Graph showing the rise of the South Sea shares
The South Sea Bubble

To put things in context over the course of about a year in 1720, shares of the South Sea Company rose from roughly £100–£128 in early 1720 to nearly £1,000 at their peak.

So that’s a ~700-900% increase in stock price in that span.



The bubble burst. As bubbles always do. The South Sea Company collapsed, leaving wreckage behind. Fortunes vanished in weeks. Newton himself lost what he had gained, & more. He is said to have remarked, bitterly: “I can calculate the motions of the heavenly bodies, but not the madness of men.”

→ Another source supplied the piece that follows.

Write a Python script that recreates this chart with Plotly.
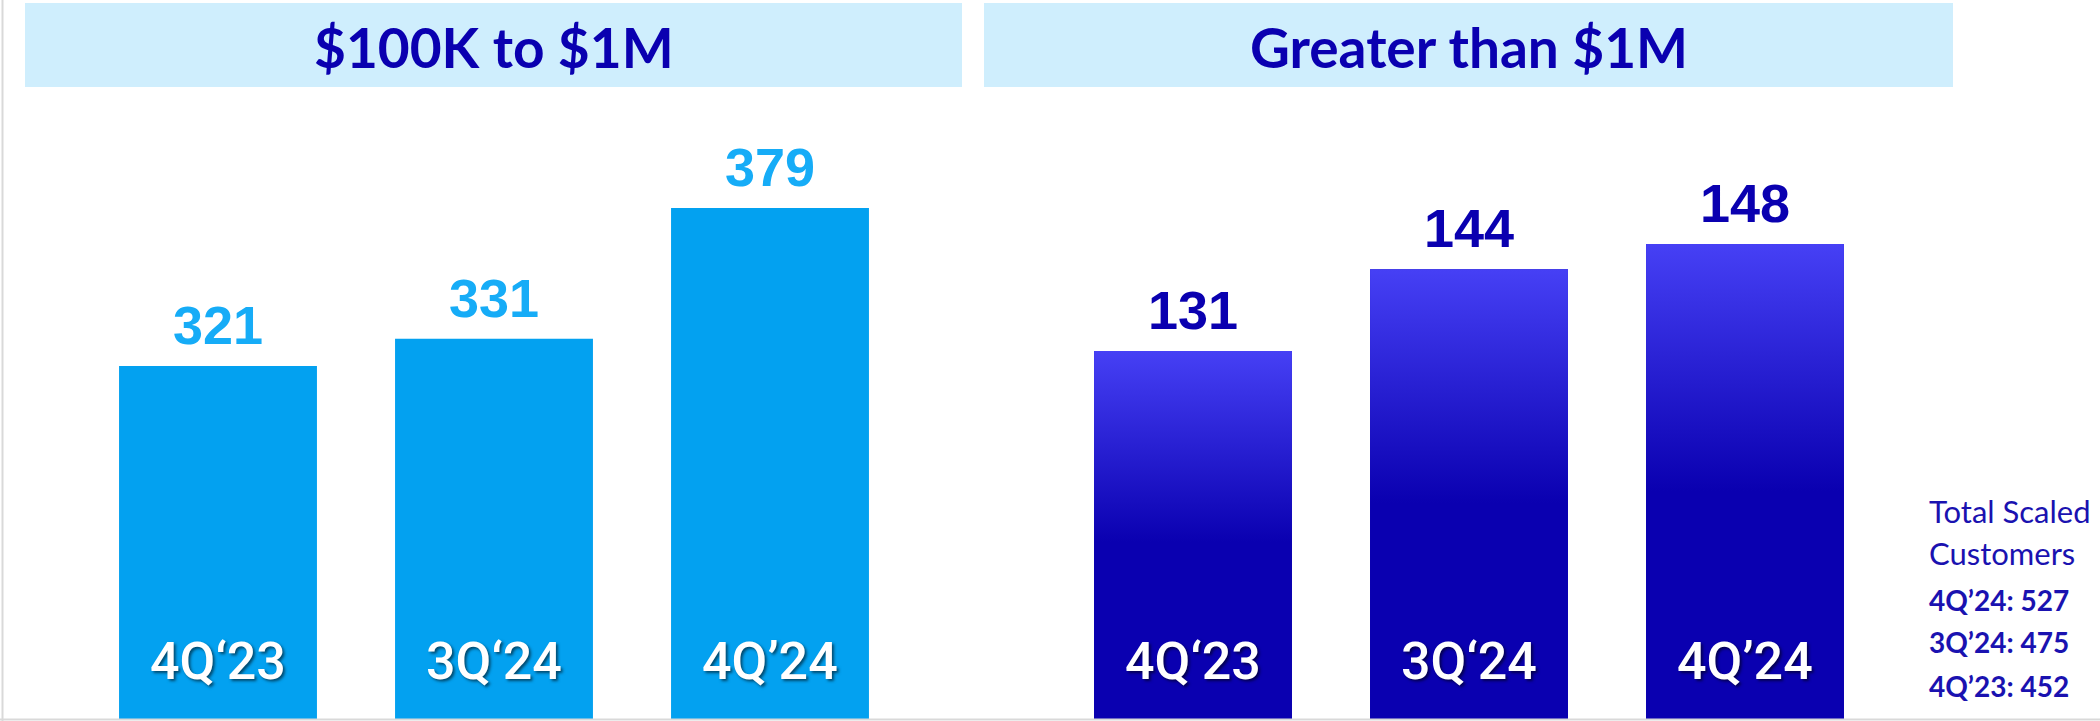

That is the heart of the tale. Even the sharpest mind can be bent by greed, by envy, by the pull of the crowd. Rational thought weakens when others around us seem to grow rich without effort. Newton knew mathematics. He knew gravity. But he could not resist the weight of human folly.



The South Sea Bubble was not the first, nor the last. Tulips, railways, dot-com stocks, housing, each carried the same pattern. Exuberance, euphoria, collapse. The cycle repeats, dressed in new clothes each time. What changes is not the structure, but the victims. We are yet to what's to become of Bitcoin & AI. 



The lesson is simple, yet hard. Caution is wisdom. Profit gained too fast may vanish just as quickly. When everyone rushes in, it may be time to step aside. Newton’s loss is our warning. The market will tempt us, mock us, draw us in. But the laws of human nature are as real as the laws of physics. They do not change.